[Start Records for this exercise]
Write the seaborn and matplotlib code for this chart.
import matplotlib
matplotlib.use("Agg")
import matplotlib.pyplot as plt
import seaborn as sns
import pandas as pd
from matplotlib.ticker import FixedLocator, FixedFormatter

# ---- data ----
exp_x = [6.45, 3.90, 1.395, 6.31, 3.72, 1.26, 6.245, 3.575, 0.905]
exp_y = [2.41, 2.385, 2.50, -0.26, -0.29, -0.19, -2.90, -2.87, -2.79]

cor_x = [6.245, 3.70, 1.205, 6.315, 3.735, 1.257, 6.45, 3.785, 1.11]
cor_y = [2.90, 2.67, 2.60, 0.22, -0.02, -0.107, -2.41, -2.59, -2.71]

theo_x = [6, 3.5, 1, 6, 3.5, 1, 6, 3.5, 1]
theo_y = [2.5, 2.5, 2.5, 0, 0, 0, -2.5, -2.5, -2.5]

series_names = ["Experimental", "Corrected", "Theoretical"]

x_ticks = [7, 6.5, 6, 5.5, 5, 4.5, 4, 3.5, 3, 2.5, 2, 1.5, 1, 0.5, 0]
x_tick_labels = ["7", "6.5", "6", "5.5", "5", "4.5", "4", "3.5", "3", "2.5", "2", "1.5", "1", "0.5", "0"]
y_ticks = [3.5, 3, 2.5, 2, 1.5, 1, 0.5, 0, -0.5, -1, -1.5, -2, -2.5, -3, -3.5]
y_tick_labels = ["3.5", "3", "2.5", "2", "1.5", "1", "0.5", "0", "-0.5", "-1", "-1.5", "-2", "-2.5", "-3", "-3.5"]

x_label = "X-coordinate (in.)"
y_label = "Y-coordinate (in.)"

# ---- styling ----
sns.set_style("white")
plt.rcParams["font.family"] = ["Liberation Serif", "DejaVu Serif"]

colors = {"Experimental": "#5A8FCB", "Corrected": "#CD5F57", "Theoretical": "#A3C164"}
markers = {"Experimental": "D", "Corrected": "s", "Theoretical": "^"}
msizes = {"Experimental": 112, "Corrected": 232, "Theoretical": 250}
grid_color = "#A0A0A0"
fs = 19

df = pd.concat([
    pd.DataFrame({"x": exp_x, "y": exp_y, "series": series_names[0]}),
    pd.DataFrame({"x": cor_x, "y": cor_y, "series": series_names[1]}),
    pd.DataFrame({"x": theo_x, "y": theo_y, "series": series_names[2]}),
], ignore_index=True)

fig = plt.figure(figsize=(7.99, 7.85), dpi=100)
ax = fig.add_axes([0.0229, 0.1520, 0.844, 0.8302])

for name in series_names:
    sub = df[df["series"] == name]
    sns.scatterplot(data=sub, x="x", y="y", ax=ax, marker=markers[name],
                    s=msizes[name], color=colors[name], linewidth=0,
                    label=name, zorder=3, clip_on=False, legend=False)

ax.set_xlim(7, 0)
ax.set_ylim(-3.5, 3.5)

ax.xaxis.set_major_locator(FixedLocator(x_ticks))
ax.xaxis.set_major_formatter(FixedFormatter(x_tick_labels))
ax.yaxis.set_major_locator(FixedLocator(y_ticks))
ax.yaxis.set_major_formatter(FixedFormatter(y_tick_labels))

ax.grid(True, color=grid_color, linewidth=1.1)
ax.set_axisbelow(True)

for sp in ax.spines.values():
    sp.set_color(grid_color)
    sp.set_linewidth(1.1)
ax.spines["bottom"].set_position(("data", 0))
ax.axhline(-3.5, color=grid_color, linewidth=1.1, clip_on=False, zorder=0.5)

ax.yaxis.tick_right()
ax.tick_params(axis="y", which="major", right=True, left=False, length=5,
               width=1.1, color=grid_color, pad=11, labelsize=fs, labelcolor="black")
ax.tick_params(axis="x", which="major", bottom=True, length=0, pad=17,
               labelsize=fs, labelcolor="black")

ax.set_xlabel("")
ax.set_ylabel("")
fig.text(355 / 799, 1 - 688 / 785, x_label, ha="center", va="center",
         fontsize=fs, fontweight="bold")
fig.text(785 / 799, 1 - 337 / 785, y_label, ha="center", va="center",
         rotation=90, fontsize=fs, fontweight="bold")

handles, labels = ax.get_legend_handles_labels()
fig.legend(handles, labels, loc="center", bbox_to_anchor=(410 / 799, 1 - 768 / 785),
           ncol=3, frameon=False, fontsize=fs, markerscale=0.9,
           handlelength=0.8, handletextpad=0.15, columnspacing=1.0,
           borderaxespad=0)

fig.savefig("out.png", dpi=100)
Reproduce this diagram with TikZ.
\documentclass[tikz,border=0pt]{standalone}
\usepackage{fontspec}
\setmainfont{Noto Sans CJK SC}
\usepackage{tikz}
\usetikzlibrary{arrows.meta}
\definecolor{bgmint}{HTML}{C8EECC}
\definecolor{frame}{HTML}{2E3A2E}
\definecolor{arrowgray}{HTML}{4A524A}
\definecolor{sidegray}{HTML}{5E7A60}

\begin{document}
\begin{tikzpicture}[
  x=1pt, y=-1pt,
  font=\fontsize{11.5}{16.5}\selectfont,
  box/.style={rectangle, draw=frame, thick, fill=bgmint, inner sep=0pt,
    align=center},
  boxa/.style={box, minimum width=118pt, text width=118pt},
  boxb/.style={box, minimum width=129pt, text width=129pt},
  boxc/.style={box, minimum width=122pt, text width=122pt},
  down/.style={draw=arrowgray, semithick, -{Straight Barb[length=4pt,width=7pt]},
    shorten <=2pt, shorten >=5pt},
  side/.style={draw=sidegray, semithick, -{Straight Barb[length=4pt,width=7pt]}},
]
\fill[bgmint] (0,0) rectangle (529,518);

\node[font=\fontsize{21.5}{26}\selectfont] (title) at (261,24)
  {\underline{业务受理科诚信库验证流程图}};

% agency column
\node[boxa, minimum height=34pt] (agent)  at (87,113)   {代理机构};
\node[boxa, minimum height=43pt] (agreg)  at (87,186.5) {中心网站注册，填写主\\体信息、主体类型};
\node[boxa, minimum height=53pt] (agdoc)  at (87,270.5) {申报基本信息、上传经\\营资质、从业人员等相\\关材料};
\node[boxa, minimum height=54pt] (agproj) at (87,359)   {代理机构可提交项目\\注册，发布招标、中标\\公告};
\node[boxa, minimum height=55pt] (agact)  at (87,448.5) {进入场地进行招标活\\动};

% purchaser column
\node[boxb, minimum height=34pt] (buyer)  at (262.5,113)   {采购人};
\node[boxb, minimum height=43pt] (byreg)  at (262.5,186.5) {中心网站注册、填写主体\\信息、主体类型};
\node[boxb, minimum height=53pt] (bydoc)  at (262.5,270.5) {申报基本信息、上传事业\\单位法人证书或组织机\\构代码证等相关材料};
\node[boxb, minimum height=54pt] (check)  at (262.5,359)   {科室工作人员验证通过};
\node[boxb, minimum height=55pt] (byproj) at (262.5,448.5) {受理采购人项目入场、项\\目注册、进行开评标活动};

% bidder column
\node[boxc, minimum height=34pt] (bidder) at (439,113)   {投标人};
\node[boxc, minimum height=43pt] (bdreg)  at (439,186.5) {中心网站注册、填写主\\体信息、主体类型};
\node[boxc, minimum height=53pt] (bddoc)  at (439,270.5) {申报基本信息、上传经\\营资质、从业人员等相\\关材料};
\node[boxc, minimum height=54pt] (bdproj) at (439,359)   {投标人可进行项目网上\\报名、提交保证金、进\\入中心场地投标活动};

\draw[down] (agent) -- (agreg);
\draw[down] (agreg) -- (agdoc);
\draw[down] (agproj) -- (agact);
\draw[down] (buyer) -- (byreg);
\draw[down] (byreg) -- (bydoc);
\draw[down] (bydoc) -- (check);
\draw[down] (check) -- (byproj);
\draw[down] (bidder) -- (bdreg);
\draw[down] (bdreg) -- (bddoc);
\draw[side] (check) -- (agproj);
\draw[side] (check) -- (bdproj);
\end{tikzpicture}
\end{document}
[End Records for this exercise]
[Start Records for this exercise]
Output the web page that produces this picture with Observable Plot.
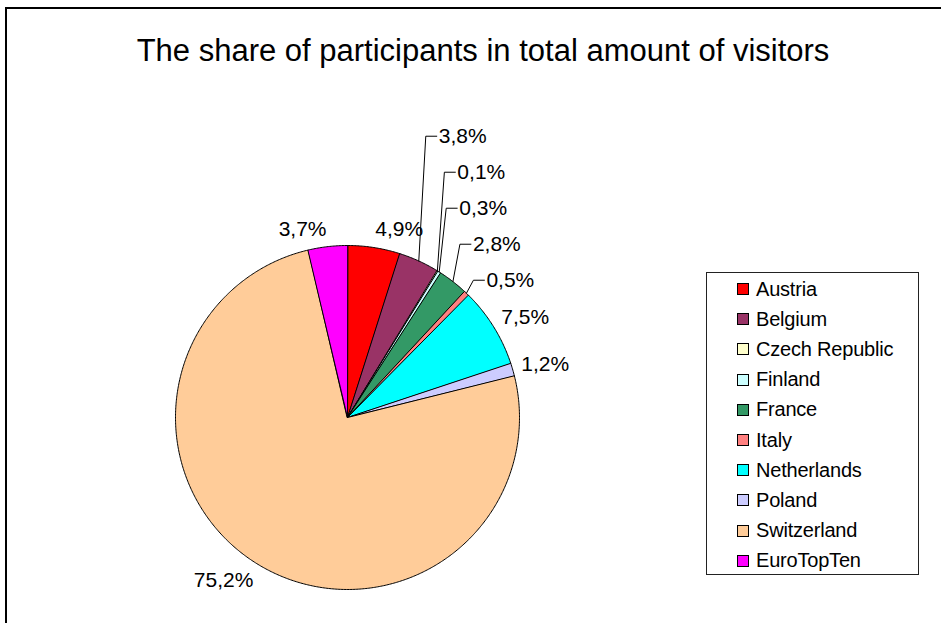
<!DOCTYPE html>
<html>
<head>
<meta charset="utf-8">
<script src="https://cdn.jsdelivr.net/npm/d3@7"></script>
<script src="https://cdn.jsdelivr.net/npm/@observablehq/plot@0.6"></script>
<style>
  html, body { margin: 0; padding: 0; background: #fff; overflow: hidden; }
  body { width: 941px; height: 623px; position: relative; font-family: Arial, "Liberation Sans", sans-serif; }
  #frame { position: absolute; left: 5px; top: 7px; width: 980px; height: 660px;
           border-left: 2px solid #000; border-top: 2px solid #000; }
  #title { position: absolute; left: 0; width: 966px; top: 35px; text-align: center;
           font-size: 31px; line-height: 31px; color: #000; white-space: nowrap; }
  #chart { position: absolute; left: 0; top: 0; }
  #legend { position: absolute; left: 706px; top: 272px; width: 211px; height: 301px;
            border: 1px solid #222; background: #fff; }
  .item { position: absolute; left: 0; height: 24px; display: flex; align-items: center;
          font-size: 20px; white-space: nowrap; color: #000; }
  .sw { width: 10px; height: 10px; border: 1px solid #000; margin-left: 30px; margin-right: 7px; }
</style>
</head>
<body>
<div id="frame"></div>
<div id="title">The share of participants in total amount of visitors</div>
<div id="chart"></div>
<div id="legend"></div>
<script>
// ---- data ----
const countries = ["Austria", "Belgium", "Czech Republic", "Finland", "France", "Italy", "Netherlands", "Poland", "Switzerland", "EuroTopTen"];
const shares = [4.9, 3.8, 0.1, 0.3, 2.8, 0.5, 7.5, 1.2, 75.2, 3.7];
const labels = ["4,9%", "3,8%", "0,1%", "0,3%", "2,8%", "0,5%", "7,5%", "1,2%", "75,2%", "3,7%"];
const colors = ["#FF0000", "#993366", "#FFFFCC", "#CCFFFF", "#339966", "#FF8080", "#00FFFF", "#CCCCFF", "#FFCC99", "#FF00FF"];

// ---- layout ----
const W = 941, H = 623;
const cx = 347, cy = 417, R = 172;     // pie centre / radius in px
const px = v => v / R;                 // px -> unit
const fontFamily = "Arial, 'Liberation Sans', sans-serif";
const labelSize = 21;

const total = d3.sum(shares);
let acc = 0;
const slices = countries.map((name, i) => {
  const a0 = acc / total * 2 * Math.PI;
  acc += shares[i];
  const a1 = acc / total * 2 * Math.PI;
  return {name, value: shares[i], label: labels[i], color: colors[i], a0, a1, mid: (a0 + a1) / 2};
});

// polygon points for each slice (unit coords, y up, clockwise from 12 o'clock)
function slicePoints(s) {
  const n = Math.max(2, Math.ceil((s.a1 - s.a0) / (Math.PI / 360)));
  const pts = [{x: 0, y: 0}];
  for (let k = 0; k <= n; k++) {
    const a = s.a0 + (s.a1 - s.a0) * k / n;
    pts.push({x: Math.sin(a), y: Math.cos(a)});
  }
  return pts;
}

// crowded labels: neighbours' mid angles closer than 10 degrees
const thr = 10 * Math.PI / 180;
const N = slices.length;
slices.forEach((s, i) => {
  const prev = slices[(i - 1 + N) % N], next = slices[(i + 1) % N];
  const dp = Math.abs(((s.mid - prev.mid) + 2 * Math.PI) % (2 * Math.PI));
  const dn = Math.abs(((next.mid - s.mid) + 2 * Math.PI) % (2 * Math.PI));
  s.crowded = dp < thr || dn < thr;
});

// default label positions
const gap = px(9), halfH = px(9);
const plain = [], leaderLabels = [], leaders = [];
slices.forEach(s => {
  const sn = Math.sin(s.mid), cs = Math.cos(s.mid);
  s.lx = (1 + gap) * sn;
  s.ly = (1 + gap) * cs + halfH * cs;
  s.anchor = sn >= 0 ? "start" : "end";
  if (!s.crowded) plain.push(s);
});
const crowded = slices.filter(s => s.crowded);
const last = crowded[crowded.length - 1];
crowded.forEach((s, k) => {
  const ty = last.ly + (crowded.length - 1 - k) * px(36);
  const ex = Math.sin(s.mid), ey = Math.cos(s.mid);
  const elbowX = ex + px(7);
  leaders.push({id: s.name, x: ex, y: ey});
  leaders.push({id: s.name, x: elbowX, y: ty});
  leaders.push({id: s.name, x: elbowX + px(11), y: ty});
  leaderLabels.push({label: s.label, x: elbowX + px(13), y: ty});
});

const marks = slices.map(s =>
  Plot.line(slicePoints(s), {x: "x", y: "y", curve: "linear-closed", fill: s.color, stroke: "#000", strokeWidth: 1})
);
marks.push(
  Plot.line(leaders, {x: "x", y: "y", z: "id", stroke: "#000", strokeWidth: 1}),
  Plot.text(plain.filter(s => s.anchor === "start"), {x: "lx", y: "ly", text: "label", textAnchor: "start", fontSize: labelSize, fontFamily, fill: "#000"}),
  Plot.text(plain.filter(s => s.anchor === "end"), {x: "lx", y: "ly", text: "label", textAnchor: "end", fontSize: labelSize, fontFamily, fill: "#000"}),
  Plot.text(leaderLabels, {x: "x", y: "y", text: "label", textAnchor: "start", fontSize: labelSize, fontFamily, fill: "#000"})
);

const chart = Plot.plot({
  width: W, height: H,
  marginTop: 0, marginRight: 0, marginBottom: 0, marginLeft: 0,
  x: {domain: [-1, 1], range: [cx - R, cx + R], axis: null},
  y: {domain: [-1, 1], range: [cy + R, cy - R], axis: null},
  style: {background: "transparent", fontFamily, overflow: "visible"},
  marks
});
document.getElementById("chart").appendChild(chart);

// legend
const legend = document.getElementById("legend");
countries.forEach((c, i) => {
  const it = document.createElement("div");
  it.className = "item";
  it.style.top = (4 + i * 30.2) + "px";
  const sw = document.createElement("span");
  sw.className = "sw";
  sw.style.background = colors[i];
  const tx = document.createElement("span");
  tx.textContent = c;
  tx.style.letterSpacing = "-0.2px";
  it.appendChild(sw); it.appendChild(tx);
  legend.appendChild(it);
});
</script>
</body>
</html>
[End Records for this exercise]
[Start Records for this exercise]
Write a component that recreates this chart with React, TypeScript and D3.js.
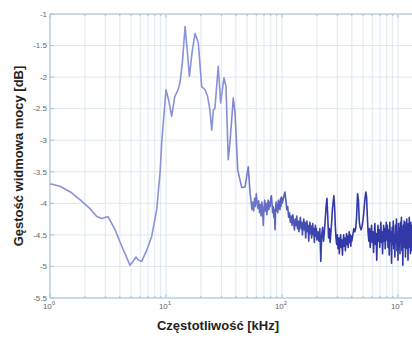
[End Records for this exercise]
**Problem to solve**
All lines above from the one containing "Write the seaborn" to the one containing "ax = fig.add_axes([0.0229, 0.1520, 0.844, 0.8302])" must be repeated exactly, both lines included, and no others.

**Finished task**
Write the seaborn and matplotlib code for this chart.
import matplotlib
matplotlib.use("Agg")
import matplotlib.pyplot as plt
import seaborn as sns
import pandas as pd
from matplotlib.ticker import FixedLocator, FixedFormatter

# ---- data ----
exp_x = [6.45, 3.90, 1.395, 6.31, 3.72, 1.26, 6.245, 3.575, 0.905]
exp_y = [2.41, 2.385, 2.50, -0.26, -0.29, -0.19, -2.90, -2.87, -2.79]

cor_x = [6.245, 3.70, 1.205, 6.315, 3.735, 1.257, 6.45, 3.785, 1.11]
cor_y = [2.90, 2.67, 2.60, 0.22, -0.02, -0.107, -2.41, -2.59, -2.71]

theo_x = [6, 3.5, 1, 6, 3.5, 1, 6, 3.5, 1]
theo_y = [2.5, 2.5, 2.5, 0, 0, 0, -2.5, -2.5, -2.5]

series_names = ["Experimental", "Corrected", "Theoretical"]

x_ticks = [7, 6.5, 6, 5.5, 5, 4.5, 4, 3.5, 3, 2.5, 2, 1.5, 1, 0.5, 0]
x_tick_labels = ["7", "6.5", "6", "5.5", "5", "4.5", "4", "3.5", "3", "2.5", "2", "1.5", "1", "0.5", "0"]
y_ticks = [3.5, 3, 2.5, 2, 1.5, 1, 0.5, 0, -0.5, -1, -1.5, -2, -2.5, -3, -3.5]
y_tick_labels = ["3.5", "3", "2.5", "2", "1.5", "1", "0.5", "0", "-0.5", "-1", "-1.5", "-2", "-2.5", "-3", "-3.5"]

x_label = "X-coordinate (in.)"
y_label = "Y-coordinate (in.)"

# ---- styling ----
sns.set_style("white")
plt.rcParams["font.family"] = ["Liberation Serif", "DejaVu Serif"]

colors = {"Experimental": "#5A8FCB", "Corrected": "#CD5F57", "Theoretical": "#A3C164"}
markers = {"Experimental": "D", "Corrected": "s", "Theoretical": "^"}
msizes = {"Experimental": 112, "Corrected": 232, "Theoretical": 250}
grid_color = "#A0A0A0"
fs = 19

df = pd.concat([
    pd.DataFrame({"x": exp_x, "y": exp_y, "series": series_names[0]}),
    pd.DataFrame({"x": cor_x, "y": cor_y, "series": series_names[1]}),
    pd.DataFrame({"x": theo_x, "y": theo_y, "series": series_names[2]}),
], ignore_index=True)

fig = plt.figure(figsize=(7.99, 7.85), dpi=100)
ax = fig.add_axes([0.0229, 0.1520, 0.844, 0.8302])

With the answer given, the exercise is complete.